First-time events are harder, but the model is not blind.
When you have no historical data for the specific event, the model relies on analogue matching. It finds the closest past events in your database, weighted by format similarity, price point, audience demographics, and time of year. If you are running your first rooftop networking event for founders in London, the model looks at every networking event you have run before, adjusts for venue type and price tier, and produces a calibrated range.
Meta's internal research on event attendance prediction, published in a 2020 engineering blog post, found that analogue-based models for novel events achieve mean absolute error of around 18–22% of actual attendance. That means for a 500-person event, the forecast is typically within 90–110 people. Still useful for planning purposes.
The accuracy gap between first-time and recurring events narrows with each iteration. After three events of the same format, error rates drop to around 12–15%. After ten events, they drop below 10% for most formats.
For truly novel event types with no close historical analogues, the honest answer is that no model will be reliable until you have run it at least once. In that case, the right tool is a simpler demand-signal model: run a short pre-registration window, measure velocity, and use that as your primary input. Even a 72-hour pre-registration period gives you enough signal to narrow your capacity decision significantly.
The takeaway for founders planning their first event in a format: budget for two data points, not one. The first event is partly a data-collection exercise. The second event will forecast with real accuracy.
Is event attendance forecasting expensive to implement?
The cost depends on your starting data and what you want the output to look like.
If you have at least two years of registration and attendance data in a consistent format, a production-grade forecasting model costs $8,000–$15,000 to build. That includes data cleaning, model training, validation against historical events, and a simple dashboard for your operations team. Timeline is four to six weeks.
Western data science firms and enterprise analytics vendors quote $40,000–$80,000 for similar scope. The gap reflects their overhead structure, not superior methodology. The statistical approaches used for attendance prediction, gradient boosting, time-series regression, feature engineering on external signals, are well-established. The expensive part is the people time, and an AI-native team with experienced data engineers costs a fraction of what Bay Area consultants bill per hour.
| Scope | Western Firm | Timespade | Timeline |
|---|---|---|---|
| Basic model + CSV export | $20,000–$30,000 | $5,000–$8,000 | 2–3 weeks |
| Production model + dashboard | $40,000–$60,000 | $8,000–$15,000 | 4–6 weeks |
| Real-time model + integrations | $70,000–$100,000 | $18,000–$25,000 | 8–10 weeks |
If you do not have historical data, the project starts with a data infrastructure phase first. This adds $3,000–$5,000 and two to three weeks to set up the logging that future models will train on. It is an investment that pays back on the second or third event.

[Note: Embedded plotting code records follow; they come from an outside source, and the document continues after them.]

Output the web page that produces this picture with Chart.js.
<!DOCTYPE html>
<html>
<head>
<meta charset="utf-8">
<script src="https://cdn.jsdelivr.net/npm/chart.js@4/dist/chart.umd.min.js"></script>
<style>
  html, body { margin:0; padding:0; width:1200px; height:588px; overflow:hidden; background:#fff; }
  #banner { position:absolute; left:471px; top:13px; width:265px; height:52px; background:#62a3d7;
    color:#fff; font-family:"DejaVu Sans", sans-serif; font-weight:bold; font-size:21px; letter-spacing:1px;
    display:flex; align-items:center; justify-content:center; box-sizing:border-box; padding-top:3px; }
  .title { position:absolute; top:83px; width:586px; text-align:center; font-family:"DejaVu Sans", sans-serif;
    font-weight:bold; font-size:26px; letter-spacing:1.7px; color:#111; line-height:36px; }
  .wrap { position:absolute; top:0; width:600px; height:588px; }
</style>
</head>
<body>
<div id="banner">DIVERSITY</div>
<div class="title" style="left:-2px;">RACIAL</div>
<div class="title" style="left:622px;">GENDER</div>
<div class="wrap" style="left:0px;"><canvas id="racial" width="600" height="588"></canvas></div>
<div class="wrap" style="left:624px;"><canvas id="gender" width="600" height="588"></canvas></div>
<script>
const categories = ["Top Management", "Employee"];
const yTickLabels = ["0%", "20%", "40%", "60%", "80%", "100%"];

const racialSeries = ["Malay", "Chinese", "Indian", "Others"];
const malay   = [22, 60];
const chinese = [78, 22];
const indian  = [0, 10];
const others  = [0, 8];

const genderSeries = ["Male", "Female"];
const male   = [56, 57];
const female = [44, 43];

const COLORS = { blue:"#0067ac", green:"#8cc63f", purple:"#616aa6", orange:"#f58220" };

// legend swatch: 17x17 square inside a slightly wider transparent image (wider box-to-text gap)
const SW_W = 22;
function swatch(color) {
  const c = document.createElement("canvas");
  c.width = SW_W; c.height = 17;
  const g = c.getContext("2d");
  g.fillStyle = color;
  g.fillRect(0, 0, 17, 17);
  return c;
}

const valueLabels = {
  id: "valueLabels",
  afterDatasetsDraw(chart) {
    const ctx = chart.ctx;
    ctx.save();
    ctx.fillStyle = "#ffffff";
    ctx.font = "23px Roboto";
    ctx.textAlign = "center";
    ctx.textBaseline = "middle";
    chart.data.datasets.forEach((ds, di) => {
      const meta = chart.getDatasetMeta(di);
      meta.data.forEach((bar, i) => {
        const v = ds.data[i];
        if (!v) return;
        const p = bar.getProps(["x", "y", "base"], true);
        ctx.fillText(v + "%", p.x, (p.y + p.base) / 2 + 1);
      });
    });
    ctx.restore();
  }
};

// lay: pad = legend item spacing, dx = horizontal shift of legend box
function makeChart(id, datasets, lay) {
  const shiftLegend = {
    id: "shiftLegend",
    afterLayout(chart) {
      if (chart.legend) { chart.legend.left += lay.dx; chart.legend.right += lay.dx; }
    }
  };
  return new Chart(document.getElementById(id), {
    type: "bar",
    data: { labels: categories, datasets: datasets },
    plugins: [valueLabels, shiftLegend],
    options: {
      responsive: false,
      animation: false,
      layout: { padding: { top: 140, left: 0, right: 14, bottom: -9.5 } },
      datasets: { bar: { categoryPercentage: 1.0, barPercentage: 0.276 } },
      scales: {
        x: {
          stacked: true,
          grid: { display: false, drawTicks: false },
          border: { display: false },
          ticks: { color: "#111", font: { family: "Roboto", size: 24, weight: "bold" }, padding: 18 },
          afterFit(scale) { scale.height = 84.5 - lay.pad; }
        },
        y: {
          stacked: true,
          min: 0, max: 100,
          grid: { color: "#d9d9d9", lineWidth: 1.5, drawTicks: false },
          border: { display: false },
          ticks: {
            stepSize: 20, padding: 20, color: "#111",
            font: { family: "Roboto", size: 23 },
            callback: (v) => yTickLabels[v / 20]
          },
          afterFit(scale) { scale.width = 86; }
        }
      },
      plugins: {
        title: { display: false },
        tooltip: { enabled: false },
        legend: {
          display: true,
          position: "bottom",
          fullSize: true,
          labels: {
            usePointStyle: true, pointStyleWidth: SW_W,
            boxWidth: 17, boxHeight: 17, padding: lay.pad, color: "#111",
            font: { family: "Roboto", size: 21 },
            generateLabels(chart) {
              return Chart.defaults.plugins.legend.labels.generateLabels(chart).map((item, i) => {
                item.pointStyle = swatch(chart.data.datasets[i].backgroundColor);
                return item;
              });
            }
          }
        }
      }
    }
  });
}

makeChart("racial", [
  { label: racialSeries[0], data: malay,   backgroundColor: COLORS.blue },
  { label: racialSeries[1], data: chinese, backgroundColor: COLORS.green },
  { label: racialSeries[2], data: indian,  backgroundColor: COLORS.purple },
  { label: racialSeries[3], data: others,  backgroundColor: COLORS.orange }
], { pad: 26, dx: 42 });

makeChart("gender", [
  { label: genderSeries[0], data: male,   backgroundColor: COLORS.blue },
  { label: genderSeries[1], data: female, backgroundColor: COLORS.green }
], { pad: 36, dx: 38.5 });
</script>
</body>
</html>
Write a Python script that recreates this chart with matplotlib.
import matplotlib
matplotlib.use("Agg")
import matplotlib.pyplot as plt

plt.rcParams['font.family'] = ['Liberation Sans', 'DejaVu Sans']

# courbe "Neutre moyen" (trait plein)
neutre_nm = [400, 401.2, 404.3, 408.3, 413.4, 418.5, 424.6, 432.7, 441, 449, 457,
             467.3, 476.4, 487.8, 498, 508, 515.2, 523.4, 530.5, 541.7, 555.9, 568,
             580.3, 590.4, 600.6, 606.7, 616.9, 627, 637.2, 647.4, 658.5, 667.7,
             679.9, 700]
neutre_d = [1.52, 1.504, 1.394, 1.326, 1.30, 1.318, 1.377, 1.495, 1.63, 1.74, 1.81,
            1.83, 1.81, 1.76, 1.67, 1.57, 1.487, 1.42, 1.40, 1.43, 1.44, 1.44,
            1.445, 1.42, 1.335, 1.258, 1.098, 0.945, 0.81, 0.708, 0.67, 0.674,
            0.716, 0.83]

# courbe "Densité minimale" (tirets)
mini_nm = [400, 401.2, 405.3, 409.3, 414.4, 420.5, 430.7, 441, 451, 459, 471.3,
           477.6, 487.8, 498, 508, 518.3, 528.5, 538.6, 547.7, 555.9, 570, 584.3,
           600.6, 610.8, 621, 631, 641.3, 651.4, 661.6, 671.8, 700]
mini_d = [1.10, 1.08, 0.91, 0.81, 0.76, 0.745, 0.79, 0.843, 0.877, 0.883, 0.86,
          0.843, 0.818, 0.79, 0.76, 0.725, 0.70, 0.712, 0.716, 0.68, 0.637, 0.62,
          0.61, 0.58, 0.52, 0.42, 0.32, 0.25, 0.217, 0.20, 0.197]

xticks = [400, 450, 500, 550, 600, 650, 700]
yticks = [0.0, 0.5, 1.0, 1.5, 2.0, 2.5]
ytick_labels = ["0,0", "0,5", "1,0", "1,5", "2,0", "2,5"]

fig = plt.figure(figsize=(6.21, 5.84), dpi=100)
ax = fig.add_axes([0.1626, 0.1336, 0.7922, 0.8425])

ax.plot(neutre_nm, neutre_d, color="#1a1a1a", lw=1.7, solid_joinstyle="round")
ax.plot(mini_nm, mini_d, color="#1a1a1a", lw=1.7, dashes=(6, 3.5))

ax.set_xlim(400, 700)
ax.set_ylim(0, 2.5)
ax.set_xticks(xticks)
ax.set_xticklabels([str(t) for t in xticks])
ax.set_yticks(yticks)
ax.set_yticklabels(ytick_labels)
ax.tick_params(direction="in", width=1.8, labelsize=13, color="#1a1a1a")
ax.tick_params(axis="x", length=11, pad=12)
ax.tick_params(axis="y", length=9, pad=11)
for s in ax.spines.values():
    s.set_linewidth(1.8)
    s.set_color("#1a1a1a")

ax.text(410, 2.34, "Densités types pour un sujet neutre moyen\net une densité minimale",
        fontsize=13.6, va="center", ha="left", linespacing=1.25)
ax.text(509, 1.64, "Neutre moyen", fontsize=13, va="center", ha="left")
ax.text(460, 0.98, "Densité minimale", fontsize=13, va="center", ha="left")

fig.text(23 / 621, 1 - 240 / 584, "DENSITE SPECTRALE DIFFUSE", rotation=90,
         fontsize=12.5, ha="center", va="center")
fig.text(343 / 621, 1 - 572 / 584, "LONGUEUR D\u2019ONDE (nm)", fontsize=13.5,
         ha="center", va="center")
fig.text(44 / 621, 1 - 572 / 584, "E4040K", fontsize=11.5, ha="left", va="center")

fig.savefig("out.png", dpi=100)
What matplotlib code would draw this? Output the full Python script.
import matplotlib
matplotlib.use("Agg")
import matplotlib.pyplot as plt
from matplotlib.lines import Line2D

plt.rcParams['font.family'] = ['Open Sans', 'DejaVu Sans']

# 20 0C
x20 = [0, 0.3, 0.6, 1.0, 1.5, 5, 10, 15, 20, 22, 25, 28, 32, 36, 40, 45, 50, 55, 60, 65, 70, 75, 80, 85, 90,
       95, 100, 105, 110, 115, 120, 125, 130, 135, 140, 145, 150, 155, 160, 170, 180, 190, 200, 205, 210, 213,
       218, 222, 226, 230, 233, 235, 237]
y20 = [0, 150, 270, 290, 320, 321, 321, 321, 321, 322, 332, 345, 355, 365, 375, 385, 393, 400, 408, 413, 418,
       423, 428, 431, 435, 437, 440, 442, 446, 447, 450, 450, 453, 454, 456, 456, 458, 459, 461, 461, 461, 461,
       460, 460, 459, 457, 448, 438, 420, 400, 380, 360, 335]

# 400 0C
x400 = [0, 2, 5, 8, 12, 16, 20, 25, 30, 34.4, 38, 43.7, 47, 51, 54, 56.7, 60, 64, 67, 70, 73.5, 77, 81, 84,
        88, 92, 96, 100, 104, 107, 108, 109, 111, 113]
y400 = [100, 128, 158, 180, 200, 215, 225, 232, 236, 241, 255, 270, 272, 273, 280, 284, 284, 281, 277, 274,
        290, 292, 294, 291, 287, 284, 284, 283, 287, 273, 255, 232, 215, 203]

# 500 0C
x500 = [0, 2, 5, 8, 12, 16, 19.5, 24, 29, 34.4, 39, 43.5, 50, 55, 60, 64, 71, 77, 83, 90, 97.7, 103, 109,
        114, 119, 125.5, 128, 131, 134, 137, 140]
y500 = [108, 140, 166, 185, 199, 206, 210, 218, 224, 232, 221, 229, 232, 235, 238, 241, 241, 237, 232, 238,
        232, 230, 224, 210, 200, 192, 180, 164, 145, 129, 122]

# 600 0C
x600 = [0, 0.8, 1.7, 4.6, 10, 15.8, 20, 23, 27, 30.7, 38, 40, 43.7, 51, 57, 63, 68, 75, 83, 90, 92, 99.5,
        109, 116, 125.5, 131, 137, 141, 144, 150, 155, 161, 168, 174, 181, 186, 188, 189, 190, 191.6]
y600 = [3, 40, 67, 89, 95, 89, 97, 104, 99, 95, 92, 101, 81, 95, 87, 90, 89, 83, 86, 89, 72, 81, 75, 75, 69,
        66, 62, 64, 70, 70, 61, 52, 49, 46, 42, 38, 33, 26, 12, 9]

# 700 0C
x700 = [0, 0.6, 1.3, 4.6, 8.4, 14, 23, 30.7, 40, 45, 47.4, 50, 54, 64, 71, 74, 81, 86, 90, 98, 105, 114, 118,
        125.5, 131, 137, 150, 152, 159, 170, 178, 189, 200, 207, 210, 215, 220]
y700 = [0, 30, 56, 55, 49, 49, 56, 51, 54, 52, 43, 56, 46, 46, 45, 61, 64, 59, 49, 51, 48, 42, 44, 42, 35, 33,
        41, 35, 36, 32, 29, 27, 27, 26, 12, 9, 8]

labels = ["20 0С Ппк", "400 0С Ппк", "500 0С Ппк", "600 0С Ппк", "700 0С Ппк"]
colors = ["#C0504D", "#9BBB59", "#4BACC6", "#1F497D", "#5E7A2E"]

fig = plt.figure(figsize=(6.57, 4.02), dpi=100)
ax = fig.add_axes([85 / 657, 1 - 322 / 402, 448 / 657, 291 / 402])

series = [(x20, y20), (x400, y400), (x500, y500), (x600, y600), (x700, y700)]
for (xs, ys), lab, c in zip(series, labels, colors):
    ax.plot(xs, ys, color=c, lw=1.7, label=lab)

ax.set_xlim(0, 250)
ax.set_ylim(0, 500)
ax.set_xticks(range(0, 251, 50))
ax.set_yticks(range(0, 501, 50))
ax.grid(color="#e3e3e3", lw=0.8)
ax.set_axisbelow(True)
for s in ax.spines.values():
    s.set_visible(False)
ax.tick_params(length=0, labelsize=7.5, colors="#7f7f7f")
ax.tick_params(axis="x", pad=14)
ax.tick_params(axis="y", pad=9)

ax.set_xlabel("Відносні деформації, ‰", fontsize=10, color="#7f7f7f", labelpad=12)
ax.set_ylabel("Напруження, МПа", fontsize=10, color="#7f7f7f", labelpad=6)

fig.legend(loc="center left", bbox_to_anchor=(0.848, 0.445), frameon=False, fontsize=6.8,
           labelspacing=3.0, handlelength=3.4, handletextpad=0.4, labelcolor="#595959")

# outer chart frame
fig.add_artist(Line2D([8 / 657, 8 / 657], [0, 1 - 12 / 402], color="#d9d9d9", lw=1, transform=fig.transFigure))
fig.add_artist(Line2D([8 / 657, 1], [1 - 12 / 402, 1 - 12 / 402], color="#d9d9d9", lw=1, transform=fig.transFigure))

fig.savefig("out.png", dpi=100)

On the operating side, the model costs almost nothing to run after it is built. The compute involved in running predictions against new events is minimal. You are not paying for a continuous stream of AI processing, you are running a calculation at the moment you create a new event listing. At that scale, monthly compute costs are under $50.
The business case is straightforward. A mid-sized conference operator running ten events per year that routinely overbooks catering by 20% wastes roughly $15,000–$25,000 annually. A model that cuts that waste in half pays for itself inside twelve months, and unlike a consultant's recommendation, it gets more accurate with every event you run.
For early-stage teams, the right entry point is a lightweight version. Spend $5,000–$8,000 to build the data logging infrastructure now and a basic model from whatever historical records exist. You learn immediately, and you are training a more accurate model with every new event.